You can eat like a king on a pauper's budget, says the coupon queen

WHY spend $3.39 on a box of breakfast cereal when you can get it for 99 cents?

Susan Samtur, ``the coupon queen,'' has asked that kind of question for years. As a self-taught expert in smart shopping and mother of four, her coupon savvy has given her celebrity status. She appears regularly on television, has written several books, including ``Cashing in at the Checkout'' and ``The Super Coupon Shopping System,'' and, with her husband, Steve, publishes a bimonthly newsletter, ``Refundle Bundle.'' Saving has become her science. Mrs. Samtur has been cutting grocery bills in half for the past 20 years.

At the suggestion of a friend, Samtur started collecting coupons and making use of refunds on a regular basis. ``My real purpose was to try to help make ends meet,'' Samtur says during an interview, holding a wad of coupons in one hand and a wad of rebate checks in the other. Soon, she started sharing her system with other people by writing for Family Circle and starting her own newsletter.

Today, she is still perfecting the system while she and Steve publish ``Refundle Bundle'' for 15,000 wanna-be-super-shoppers. ``For large families that shop more often, just detergent and paper goods cost a fortune today,'' Samtur observes.

Studies show that close to 75 percent of households say they use coupons regularly. Others are just Sunday-paper-insert clippers who fill up the kitchen drawer with them and end up with expiration-date disappointment. Some are serious ``super shoppers'' who, like Samtur, use a specific system of coupon-collecting and refunding. ``Some people see that it can be fun. Some people are dependent on it,'' she says. Coupon use crosses economic lines, she adds.

According to NCH Promotional Services, Inc. a coupon clearinghouse outside of Chicago, some 300 billion coupons were distributed in 1993, but only 7 billion coupons were redeemed (2 percent). Distribution was doubling about every five years since 1980.

But last year, distribution declined for the first time since 1970 - mainly because of changes in manufacturers' promotional strategies.

Coupon value has continued to rise, however; the average coupon value has gone from 15 cents in the early 1970s, to 27 cents in 1982, to 59 cents in 1993.

WHAT'S in it for manufacturers?

Plenty, Samtur says. Coupons encourage people to buy a product, serve to introduce new products, or make people loyal to old products.

Samtur illustrates her system with a simple purchase. Take a box of Apple Cinnamon Cheerios that sells in her supermarket for $3.39.

In a newspaper flyer, Samtur noticed a supermarket coupon for $1.40 off. She then looked in her file and found a manufacturer's coupon for $1.00 off. With both coupons, she bought the box for 99 cents - a $2.40 savings. Plus, that particular box offered a free pound of apples with the purchase, so she saved even more.

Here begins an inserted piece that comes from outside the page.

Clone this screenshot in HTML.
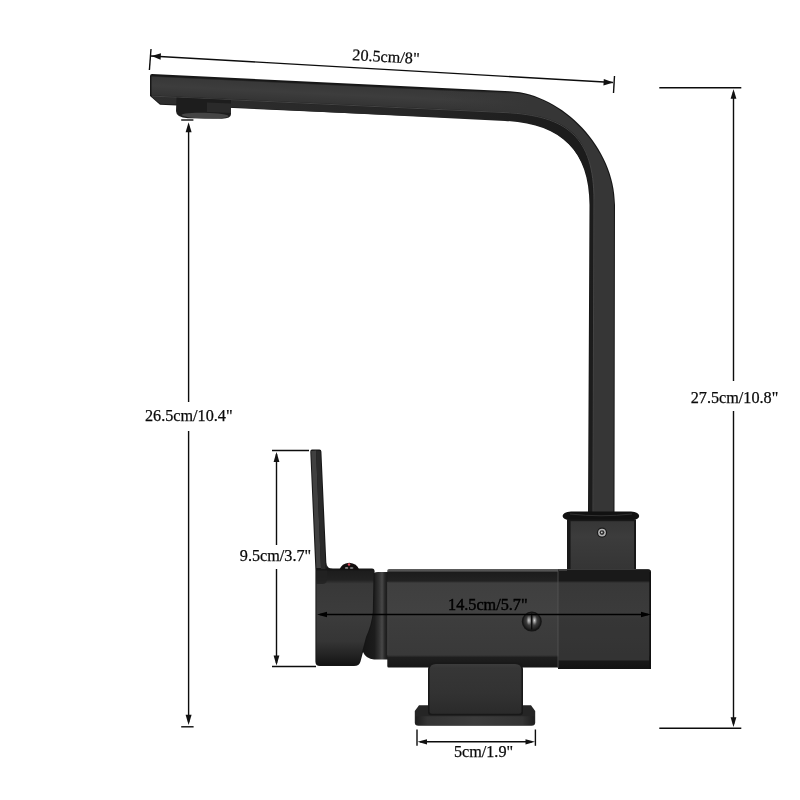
<!DOCTYPE html>
<html><head><meta charset="utf-8">
<style>
html,body{margin:0;padding:0;background:#fff;}
body{width:800px;height:800px;overflow:hidden;font-family:"Liberation Serif",serif;}
svg{display:block}
text{font-family:"Liberation Serif",serif;font-size:16.2px;fill:#0a0a0a;stroke:#0a0a0a;stroke-width:0.25px;}
</style></head><body>
<svg width="800" height="800" viewBox="0 0 800 800">
<defs>
<linearGradient id="gBody" x1="0" y1="0" x2="0" y2="1">
<stop offset="0" stop-color="#5e5e5e"/><stop offset="0.02" stop-color="#505050"/><stop offset="0.035" stop-color="#1c1c1c"/><stop offset="0.12" stop-color="#222"/><stop offset="0.14" stop-color="#3f3f3f"/><stop offset="0.45" stop-color="#424242"/><stop offset="0.5" stop-color="#3d3d3d"/><stop offset="0.86" stop-color="#393939"/><stop offset="0.885" stop-color="#1e1e1e"/><stop offset="1" stop-color="#161616"/>
</linearGradient>
<linearGradient id="gBlock" x1="0" y1="0" x2="0" y2="1">
<stop offset="0" stop-color="#363636"/><stop offset="0.3" stop-color="#3c3c3c"/><stop offset="1" stop-color="#343434"/>
</linearGradient>
<linearGradient id="gCyl" gradientUnits="userSpaceOnUse" x1="360" y1="0" x2="389" y2="0">
<stop offset="0" stop-color="#131313"/><stop offset="0.5" stop-color="#1c1c1c"/><stop offset="0.66" stop-color="#333"/><stop offset="0.76" stop-color="#484848"/><stop offset="0.86" stop-color="#262626"/><stop offset="1" stop-color="#111"/>
</linearGradient>
<linearGradient id="gHandle" x1="0" y1="0" x2="0" y2="1">
<stop offset="0" stop-color="#1c1c1c"/><stop offset="0.1" stop-color="#222"/><stop offset="0.14" stop-color="#383838"/><stop offset="0.45" stop-color="#3c3c3c"/><stop offset="0.75" stop-color="#353535"/><stop offset="0.9" stop-color="#222"/><stop offset="1" stop-color="#141414"/>
</linearGradient>
<linearGradient id="gStem" x1="0" y1="0" x2="0" y2="1">
<stop offset="0" stop-color="#3c3c3c"/><stop offset="0.08" stop-color="#363636"/><stop offset="0.6" stop-color="#323232"/><stop offset="1" stop-color="#2a2a2a"/>
</linearGradient>
<radialGradient id="gKnob" cx="0.5" cy="0.45" r="0.55">
<stop offset="0" stop-color="#5a5a5a"/><stop offset="0.6" stop-color="#3a3a3a"/><stop offset="1" stop-color="#1a1a1a"/>
</radialGradient>
<radialGradient id="gHi" cx="0.5" cy="0.5" r="0.5">
<stop offset="0" stop-color="#d8d8d8" stop-opacity="1"/><stop offset="0.5" stop-color="#a0a0a0" stop-opacity="0.7"/><stop offset="1" stop-color="#707070" stop-opacity="0"/>
</radialGradient>
<linearGradient id="gBar" gradientUnits="userSpaceOnUse" x1="300" y1="81.6" x2="298.95" y2="103.6">
<stop offset="0" stop-color="#111"/><stop offset="0.06" stop-color="#1c1c1c"/><stop offset="0.12" stop-color="#383838"/><stop offset="0.5" stop-color="#3d3d3d"/><stop offset="0.9" stop-color="#353535"/><stop offset="1" stop-color="#2c2c2c"/>
</linearGradient>
<linearGradient id="gFade" gradientUnits="userSpaceOnUse" x1="440" y1="0" x2="530" y2="0">
<stop offset="0" stop-color="#363636" stop-opacity="0"/><stop offset="1" stop-color="#363636" stop-opacity="1"/>
</linearGradient>
<linearGradient id="gUnder" gradientUnits="userSpaceOnUse" x1="150" y1="0" x2="560" y2="0">
<stop offset="0" stop-color="#2e2e2e"/><stop offset="0.6" stop-color="#272727"/><stop offset="1" stop-color="#1c1c1c"/>
</linearGradient>
<filter id="noop" x="0" y="0" width="800" height="800" filterUnits="userSpaceOnUse"><feOffset dx="0" dy="0"/></filter>
<linearGradient id="gPlate" x1="0" y1="0" x2="1" y2="0">
<stop offset="0" stop-color="#1e1e1e"/><stop offset="0.1" stop-color="#343434"/><stop offset="0.5" stop-color="#3c3c3c"/><stop offset="0.9" stop-color="#343434"/><stop offset="1" stop-color="#1e1e1e"/>
</linearGradient>
</defs>
<rect width="800" height="800" fill="#fff"/>

<!-- ===== FAUCET ===== -->
<g id="faucet">
<!-- spout + pipe silhouette -->
<path d="M152,74 L510,91.3 C563,94.1 615,148 615,205 L614.5,513 L588,513 L589.5,205 C589.5,150 560,122.6 505,120 L160,104.8 L150,96 L150,76 Q150,74 152,74 Z" fill="#171717"/>
<!-- front face -->
<path d="M151.5,75.5 L510,92.6 C562,95.4 613.8,149 613.8,205 L613.3,513 L593.4,513 L594.4,200 C594.4,137 568.5,114.9 505,111.9 L151.5,95.4 Z" fill="url(#gBar)"/>
<!-- vertical/curve face overlay -->
<path d="M440,89.2 L510,92.6 C562,95.4 613.8,149 613.8,205 L613.3,513 L593.4,513 L594.4,200 C594.4,137 568.5,114.9 505,111.9 L440,108.9 Z" fill="url(#gFade)"/>
<!-- underside -->
<path d="M151,96.6 L505,113.2 C566.5,116.1 593.2,138 593.2,200 L592.2,513 L589,513 L590.4,205 C590.4,151 560,123.5 505,120.9 L160.5,103.8 Z" fill="url(#gUnder)"/>
<!-- highlight line -->
<path d="M152,96.1 L505,112.6 C567.5,115.5 593.9,137.5 593.9,200 L592.9,513" fill="none" stroke="#585858" stroke-width="0.7"/>
<!-- nozzle -->
<path d="M176.5,97.5 L231,100 L231,114 Q231,118.5 222,118.7 L188,118.2 Q176,117.5 176,111 Z" fill="#1d1d1d"/>
<path d="M207,102.5 L231,103.5 L231,113 L207,112 Z" fill="#2a2a2a"/>
<ellipse cx="205" cy="115.6" rx="23.5" ry="2.8" fill="#454545" transform="rotate(1.5 205 115.6)"/>
<!-- collar -->
<path d="M562.6,516 Q562.6,512.2 571,511.4 L631,511.4 Q639.2,512.2 639.2,516 Q639.2,519.4 632,520.6 L570,520.6 Q562.6,519.4 562.6,516 Z" fill="#111"/>
<path d="M570,514 Q601,517.5 632,514" stroke="#333" stroke-width="0.9" fill="none"/>
<!-- block -->
<rect x="567" y="519.5" width="69" height="54" fill="#181818"/>
<rect x="570.6" y="521.2" width="63.4" height="51" fill="url(#gBlock)"/>
<circle cx="602" cy="532.6" r="5.1" fill="#1a1a1a"/><circle cx="602" cy="532.6" r="3.9" fill="#b4b4b4"/><circle cx="602" cy="532.6" r="2.4" fill="#2a2a2a"/><circle cx="601.8" cy="532.4" r="0.9" fill="#cfcfcf"/>
<!-- base plate & stem -->
<path d="M419,705.2 L531,705.2 L535.2,711 L535.2,722.5 Q535.2,725.8 531.5,725.8 L418.5,725.8 Q414.8,725.8 414.8,722.5 L414.8,711 Z" fill="#252525"/>
<path d="M415.6,716.2 L534.4,716.2 L534.4,722.5 Q534.4,725 531.5,725 L418.5,725 Q415.6,725 415.6,722.5 Z" fill="url(#gPlate)"/>
<!-- connector cylinder -->
<path d="M360,640 L372,576 Q373,572 378,572 L389,572 L389,659.5 L374,659.5 Q366,659 363,652 Z" fill="url(#gCyl)"/>
<!-- main body -->
<path d="M389,569 L648,569 Q651,569 651,572.5 L651,669 L558,669 L558,667.5 L388.5,667.5 Q387.3,667.5 387.3,666 L387.3,570.5 Q387.3,569 389,569 Z" fill="url(#gBody)"/>
<rect x="558" y="570" width="93" height="99" fill="#000" opacity="0.10"/>
<path d="M558,569.6 L648,569.6 Q651,569.6 651,572.6 L651,581 L558,581 Z" fill="#191919"/>
<rect x="558.4" y="569.2" width="8.6" height="1.6" fill="#484848"/>
<rect x="558.4" y="653" width="91" height="7.5" fill="#333"/>
<rect x="649.3" y="572" width="1.7" height="97" fill="#111"/>
<line x1="558" y1="571" x2="558" y2="668" stroke="#595959" stroke-width="0.7"/>
<line x1="387.8" y1="582" x2="387.8" y2="655" stroke="#4a4a4a" stroke-width="0.6"/>
<!-- stem (in front of body bottom) -->
<path d="M428,712 L428,669 Q428,662.6 435,662.6 L516,662.6 Q523,662.6 523,669 L523,712 Q523,715.2 520,715.2 L431,715.2 Q428,715.2 428,712 Z" fill="#181818"/>
<path d="M429.6,711.5 L429.6,670 Q429.6,664 436,664 L515,664 Q521.4,664 521.4,670 L521.4,711.5 Q521.4,713.8 519,713.8 L432,713.8 Q429.6,713.8 429.6,711.5 Z" fill="url(#gStem)"/>
<!-- knob -->
<circle cx="531.8" cy="621.6" r="10" fill="#151515"/>
<circle cx="531.8" cy="621.4" r="8.6" fill="url(#gKnob)"/>
<ellipse cx="528.9" cy="620.4" rx="2.8" ry="5.2" fill="url(#gHi)"/>
<ellipse cx="534.5" cy="620.4" rx="2.8" ry="5.2" fill="url(#gHi)"/>
<line x1="531.7" y1="613.5" x2="531.7" y2="629.5" stroke="#0a0a0a" stroke-width="1.3"/>
<!-- handle -->
<path d="M312,449.6 L319.5,449.6 Q321.3,449.6 321.4,451.5 L326.6,568.6 L372,568.6 Q374.6,568.6 374.6,571.5 L373.8,612 Q372.5,625 367,637 L360.5,661.5 Q359.3,666 354,666 L320,666 Q315.4,666 315.4,661.5 L315.4,570 L310.3,452 Q310.2,449.6 312,449.6 Z" fill="#161616"/>
<path d="M316.4,570.5 L373.6,570.5 L372.8,612 Q371.5,625 366,637 L359.6,661 Q358.5,665 354,665 L320.5,665 Q316.4,665 316.4,661 Z" fill="url(#gHandle)"/>
<path d="M326.3,562.5 Q326.6,568.8 333,568.8 L326,569.5 Z" fill="#161616"/>
<path d="M316.4,570.5 L327,570.5 L327,579 Q327,584 322,584 L316.4,584 Z" fill="#222" opacity="0.85"/>
<!-- lever two-tone -->
<path d="M311.2,451 L316,450.6 L321,568 L316.4,568 Z" fill="#404040"/>
<path d="M316,450.6 L320.4,451 L325.6,569 L321,569 Z" fill="#2a2a2a"/>
<!-- red button -->
<path d="M339.4,569.8 Q341.5,563.4 349.2,562.7 Q357,563.4 359.3,569.8 Z" fill="#120e0e"/>
<ellipse cx="346.6" cy="567.9" rx="1.7" ry="0.9" fill="#8c8c8c"/>
<ellipse cx="351.6" cy="568" rx="1.9" ry="0.9" fill="#777"/>
<circle cx="349" cy="564.6" r="1.25" fill="#dc4a5c"/>
</g>

<!-- ===== DIMENSIONS ===== -->
<g stroke="#0c0c0c" stroke-width="1.4" fill="none">
<!-- top -->
<line x1="151" y1="56" x2="613" y2="82.5"/>
<line x1="151" y1="49" x2="149.4" y2="70"/>
<line x1="614.5" y1="76" x2="613.5" y2="93"/>
<!-- left tall -->
<line x1="188.6" y1="126" x2="188.6" y2="402"/>
<line x1="188.6" y1="431" x2="188.6" y2="722"/>
<line x1="181.2" y1="120" x2="193.4" y2="120"/>
<line x1="181.2" y1="726.8" x2="193.6" y2="726.8"/>
<!-- right tall -->
<line x1="733.5" y1="92" x2="733.5" y2="381"/>
<line x1="733.5" y1="411" x2="733.5" y2="724"/>
<line x1="659.3" y1="87.8" x2="741.3" y2="87.8"/>
<line x1="659.3" y1="728.2" x2="741.3" y2="728.2"/>
<!-- handle height -->
<line x1="276.5" y1="454" x2="276.5" y2="545"/>
<line x1="276.5" y1="569" x2="276.5" y2="663"/>
<line x1="272" y1="450.5" x2="309" y2="450.5"/>
<line x1="272" y1="666.5" x2="316" y2="666.5"/>
<!-- body width -->
<line x1="320" y1="614.5" x2="648" y2="614.5" stroke="#000"/>
<!-- base width -->
<line x1="420" y1="741.8" x2="532" y2="741.8" stroke-width="1.5"/>
<line x1="417" y1="729.5" x2="417" y2="745.8"/>
<line x1="535.4" y1="729.5" x2="535.4" y2="745.8"/>
</g>
<g fill="#111" stroke="none">
<!-- arrowheads -->
<polygon points="151.5,56 161,53.2 160.6,59.8"/>
<polygon points="613.5,82.5 603.8,79 603.4,85.4"/>
<polygon points="188.6,122.3 185.6,132.3 191.6,132.3"/>
<polygon points="188.6,725 185.6,714.8 191.6,714.8"/>
<polygon points="733.5,89.2 730.6,98.8 736.4,98.8"/>
<polygon points="733.5,727 730.6,717.2 736.4,717.2"/>
<polygon points="276.5,452 273.6,462 279.4,462"/>
<polygon points="276.5,665.5 273.6,655.4 279.4,655.4"/>
<polygon points="317,614.5 327,611.7 327,617.3" fill="#000"/>
<polygon points="651,614.5 641,611.7 641,617.3" fill="#000"/>
<polygon points="417.5,741.8 427,739.2 427,744.4"/>
<polygon points="535,741.8 525.5,739.2 525.5,744.4"/>
</g>
<g text-anchor="middle" filter="url(#noop)">
<text x="385.7" y="62" transform="rotate(3.2 385.7 62)">20.5cm/8"</text>
<text x="188.8" y="421.4">26.5cm/10.4"</text>
<text x="734.5" y="402.6">27.5cm/10.8"</text>
<text x="275.5" y="561">9.5cm/3.7"</text>
<text x="487.8" y="609.5" style="fill:#000;stroke:#000;stroke-width:0.45px">14.5cm/5.7"</text>
<text x="483.5" y="757">5cm/1.9"</text>
</g>
</svg>
</body></html>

While combining coupons and looking for hidden savings are important, organization is key, she stresses. ``The thing I probably hear the most is `I cut them out. I put them in my kitchen drawer, and when I go to use them, they're expired.' ''

To those who say they can't be bothered spending the time and effort, Samtur says: Let the numbers speak for themselves. During one recent trip to the grocery store, Samtur bought $122.84-worth of products for only $6.45. ``That's saving,'' she says, showing the long register tape. (Customers are taxed on the full amount, however.)

Do the cashiers dread her handful of coupons? No, Samtur says, because she usually goes to the same checker who is fascinated by the process.

While coupons are the most visual aspect of a super-shopper system, Samtur says the heart of it involves refunding. She averages $80 a month in refund and rebate checks. In 20 years, her refund-check bank account has risen to $35,000 (including interest.) That is going toward college educations for her four sons. (A refund is considered a discount and is tax-free.)

``It's not so much `beating the system' as it is using the system to your advantage,'' Samtur says . ``There are 26,430 opportunities,'' she adds - the typical number of items in a given supermarket.